Exercise task →
Starting at the first line of the listing below, retype each line up to and including the one that contains "const yTickLabels = [2.0, 2.5, 3.0, 3.5, 4.0, 4.5];". Leave pictures out.

Given data →

>> START

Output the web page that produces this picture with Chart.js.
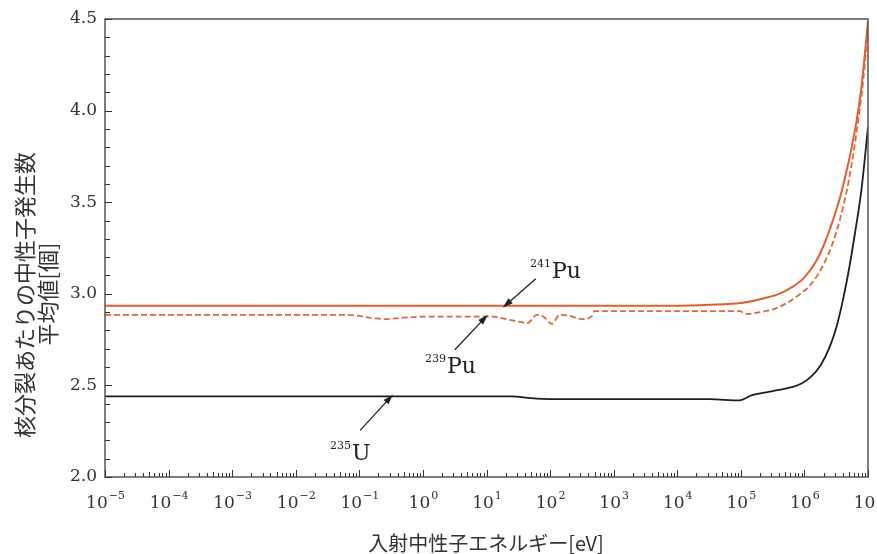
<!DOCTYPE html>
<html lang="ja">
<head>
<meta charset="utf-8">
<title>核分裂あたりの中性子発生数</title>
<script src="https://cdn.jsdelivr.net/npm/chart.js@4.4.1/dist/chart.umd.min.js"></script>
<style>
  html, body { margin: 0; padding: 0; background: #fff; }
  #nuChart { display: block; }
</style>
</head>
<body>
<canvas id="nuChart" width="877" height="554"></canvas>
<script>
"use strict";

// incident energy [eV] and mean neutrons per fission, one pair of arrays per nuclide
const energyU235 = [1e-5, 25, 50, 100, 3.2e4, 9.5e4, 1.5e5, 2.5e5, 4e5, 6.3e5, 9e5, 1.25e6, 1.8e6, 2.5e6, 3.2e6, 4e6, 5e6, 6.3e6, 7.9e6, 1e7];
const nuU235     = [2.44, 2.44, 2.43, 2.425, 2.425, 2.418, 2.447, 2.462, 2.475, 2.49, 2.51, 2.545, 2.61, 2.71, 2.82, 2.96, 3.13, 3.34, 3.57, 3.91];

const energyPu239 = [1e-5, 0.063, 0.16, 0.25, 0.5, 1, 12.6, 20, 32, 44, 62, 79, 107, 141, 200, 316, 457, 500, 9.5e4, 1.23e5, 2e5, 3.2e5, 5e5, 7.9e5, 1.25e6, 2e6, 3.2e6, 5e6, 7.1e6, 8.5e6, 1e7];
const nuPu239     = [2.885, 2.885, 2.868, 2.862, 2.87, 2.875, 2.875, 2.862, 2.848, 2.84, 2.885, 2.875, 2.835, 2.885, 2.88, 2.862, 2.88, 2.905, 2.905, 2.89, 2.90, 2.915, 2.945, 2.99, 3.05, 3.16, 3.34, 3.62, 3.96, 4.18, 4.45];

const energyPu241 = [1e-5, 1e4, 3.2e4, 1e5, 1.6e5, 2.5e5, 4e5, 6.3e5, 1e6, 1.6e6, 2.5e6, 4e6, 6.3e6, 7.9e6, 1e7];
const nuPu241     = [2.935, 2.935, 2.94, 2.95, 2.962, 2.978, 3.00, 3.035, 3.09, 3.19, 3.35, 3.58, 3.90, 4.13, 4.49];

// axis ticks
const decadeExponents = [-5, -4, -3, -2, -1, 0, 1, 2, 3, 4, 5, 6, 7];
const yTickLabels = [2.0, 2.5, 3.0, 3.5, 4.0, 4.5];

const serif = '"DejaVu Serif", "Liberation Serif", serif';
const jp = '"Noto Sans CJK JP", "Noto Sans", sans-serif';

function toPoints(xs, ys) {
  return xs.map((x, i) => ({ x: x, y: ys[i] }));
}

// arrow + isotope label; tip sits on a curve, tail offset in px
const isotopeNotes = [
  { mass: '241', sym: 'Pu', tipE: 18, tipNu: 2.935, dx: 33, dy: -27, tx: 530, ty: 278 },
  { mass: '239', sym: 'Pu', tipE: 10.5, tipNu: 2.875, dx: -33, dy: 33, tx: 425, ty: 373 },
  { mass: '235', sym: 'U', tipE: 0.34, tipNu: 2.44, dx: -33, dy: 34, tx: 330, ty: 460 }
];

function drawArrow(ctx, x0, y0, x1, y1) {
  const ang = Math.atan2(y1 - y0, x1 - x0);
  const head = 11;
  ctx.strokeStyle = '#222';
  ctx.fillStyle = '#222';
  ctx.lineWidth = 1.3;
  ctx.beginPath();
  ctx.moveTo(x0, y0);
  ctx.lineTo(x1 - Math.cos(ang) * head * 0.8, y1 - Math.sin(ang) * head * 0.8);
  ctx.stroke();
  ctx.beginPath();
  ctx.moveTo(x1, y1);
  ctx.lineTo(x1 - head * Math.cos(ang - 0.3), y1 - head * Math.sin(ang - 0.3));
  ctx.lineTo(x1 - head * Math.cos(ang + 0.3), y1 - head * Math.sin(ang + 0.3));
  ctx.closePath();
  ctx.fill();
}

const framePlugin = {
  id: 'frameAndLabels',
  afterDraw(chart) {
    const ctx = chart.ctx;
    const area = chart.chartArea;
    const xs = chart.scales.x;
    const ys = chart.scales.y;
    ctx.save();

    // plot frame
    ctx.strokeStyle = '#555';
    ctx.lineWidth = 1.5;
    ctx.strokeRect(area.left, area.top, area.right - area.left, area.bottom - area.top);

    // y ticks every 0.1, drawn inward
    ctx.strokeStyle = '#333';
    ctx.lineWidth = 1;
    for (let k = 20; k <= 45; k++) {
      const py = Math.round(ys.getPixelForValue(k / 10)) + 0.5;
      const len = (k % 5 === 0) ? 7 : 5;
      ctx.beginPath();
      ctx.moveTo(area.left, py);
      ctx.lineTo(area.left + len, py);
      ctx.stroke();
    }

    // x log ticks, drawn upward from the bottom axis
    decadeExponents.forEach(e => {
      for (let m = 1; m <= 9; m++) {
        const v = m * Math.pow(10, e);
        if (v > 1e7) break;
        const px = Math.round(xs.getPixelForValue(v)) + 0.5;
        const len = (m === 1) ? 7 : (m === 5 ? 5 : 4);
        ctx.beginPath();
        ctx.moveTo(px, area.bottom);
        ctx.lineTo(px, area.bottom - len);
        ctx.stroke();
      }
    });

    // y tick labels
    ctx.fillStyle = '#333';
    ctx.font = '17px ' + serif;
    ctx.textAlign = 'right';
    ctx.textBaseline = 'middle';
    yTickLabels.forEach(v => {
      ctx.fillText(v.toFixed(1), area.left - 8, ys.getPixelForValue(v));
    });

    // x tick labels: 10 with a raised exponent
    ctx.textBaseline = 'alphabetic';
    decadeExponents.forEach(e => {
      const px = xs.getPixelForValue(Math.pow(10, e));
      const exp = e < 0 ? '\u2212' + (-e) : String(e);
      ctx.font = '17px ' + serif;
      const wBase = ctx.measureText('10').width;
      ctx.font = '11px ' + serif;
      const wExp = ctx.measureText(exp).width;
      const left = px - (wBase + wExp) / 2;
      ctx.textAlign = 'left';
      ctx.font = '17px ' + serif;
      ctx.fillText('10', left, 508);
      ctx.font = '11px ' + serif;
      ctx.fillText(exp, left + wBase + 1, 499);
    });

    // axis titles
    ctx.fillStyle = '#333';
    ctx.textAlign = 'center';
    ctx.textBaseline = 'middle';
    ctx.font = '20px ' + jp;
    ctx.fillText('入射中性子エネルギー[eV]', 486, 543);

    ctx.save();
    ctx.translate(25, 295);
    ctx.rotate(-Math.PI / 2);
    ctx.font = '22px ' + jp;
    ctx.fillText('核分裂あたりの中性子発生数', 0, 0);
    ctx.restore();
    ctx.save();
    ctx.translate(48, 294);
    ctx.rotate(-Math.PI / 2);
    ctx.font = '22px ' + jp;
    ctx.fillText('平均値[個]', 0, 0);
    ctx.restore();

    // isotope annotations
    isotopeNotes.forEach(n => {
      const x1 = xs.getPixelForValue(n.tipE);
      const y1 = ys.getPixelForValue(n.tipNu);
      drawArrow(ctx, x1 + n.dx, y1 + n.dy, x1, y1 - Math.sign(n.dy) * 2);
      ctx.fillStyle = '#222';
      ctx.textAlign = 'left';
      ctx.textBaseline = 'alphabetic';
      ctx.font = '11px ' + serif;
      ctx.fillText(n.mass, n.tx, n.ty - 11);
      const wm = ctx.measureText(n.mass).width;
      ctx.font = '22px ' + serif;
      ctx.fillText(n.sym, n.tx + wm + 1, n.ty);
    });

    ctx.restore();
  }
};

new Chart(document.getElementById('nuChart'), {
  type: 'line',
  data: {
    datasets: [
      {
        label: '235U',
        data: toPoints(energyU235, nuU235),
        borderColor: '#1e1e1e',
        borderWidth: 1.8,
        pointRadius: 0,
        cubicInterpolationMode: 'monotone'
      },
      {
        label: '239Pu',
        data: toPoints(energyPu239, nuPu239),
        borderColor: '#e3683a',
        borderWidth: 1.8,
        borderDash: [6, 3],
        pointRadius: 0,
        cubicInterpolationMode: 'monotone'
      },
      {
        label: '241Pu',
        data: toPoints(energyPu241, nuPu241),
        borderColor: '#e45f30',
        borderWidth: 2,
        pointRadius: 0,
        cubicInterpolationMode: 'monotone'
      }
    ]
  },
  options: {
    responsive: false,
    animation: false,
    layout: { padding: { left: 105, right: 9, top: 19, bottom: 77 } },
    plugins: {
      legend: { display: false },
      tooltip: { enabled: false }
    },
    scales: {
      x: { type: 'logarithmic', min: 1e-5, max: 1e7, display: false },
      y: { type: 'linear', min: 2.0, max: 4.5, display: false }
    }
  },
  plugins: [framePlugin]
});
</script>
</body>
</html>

>> END

Solution to the exercise →
Output the web page that produces this picture with Chart.js.
<!DOCTYPE html>
<html lang="ja">
<head>
<meta charset="utf-8">
<title>核分裂あたりの中性子発生数</title>
<script src="https://cdn.jsdelivr.net/npm/chart.js@4.4.1/dist/chart.umd.min.js"></script>
<style>
  html, body { margin: 0; padding: 0; background: #fff; }
  #nuChart { display: block; }
</style>
</head>
<body>
<canvas id="nuChart" width="877" height="554"></canvas>
<script>
"use strict";

// incident energy [eV] and mean neutrons per fission, one pair of arrays per nuclide
const energyU235 = [1e-5, 25, 50, 100, 3.2e4, 9.5e4, 1.5e5, 2.5e5, 4e5, 6.3e5, 9e5, 1.25e6, 1.8e6, 2.5e6, 3.2e6, 4e6, 5e6, 6.3e6, 7.9e6, 1e7];
const nuU235     = [2.44, 2.44, 2.43, 2.425, 2.425, 2.418, 2.447, 2.462, 2.475, 2.49, 2.51, 2.545, 2.61, 2.71, 2.82, 2.96, 3.13, 3.34, 3.57, 3.91];

const energyPu239 = [1e-5, 0.063, 0.16, 0.25, 0.5, 1, 12.6, 20, 32, 44, 62, 79, 107, 141, 200, 316, 457, 500, 9.5e4, 1.23e5, 2e5, 3.2e5, 5e5, 7.9e5, 1.25e6, 2e6, 3.2e6, 5e6, 7.1e6, 8.5e6, 1e7];
const nuPu239     = [2.885, 2.885, 2.868, 2.862, 2.87, 2.875, 2.875, 2.862, 2.848, 2.84, 2.885, 2.875, 2.835, 2.885, 2.88, 2.862, 2.88, 2.905, 2.905, 2.89, 2.90, 2.915, 2.945, 2.99, 3.05, 3.16, 3.34, 3.62, 3.96, 4.18, 4.45];

const energyPu241 = [1e-5, 1e4, 3.2e4, 1e5, 1.6e5, 2.5e5, 4e5, 6.3e5, 1e6, 1.6e6, 2.5e6, 4e6, 6.3e6, 7.9e6, 1e7];
const nuPu241     = [2.935, 2.935, 2.94, 2.95, 2.962, 2.978, 3.00, 3.035, 3.09, 3.19, 3.35, 3.58, 3.90, 4.13, 4.49];

// axis ticks
const decadeExponents = [-5, -4, -3, -2, -1, 0, 1, 2, 3, 4, 5, 6, 7];
const yTickLabels = [2.0, 2.5, 3.0, 3.5, 4.0, 4.5];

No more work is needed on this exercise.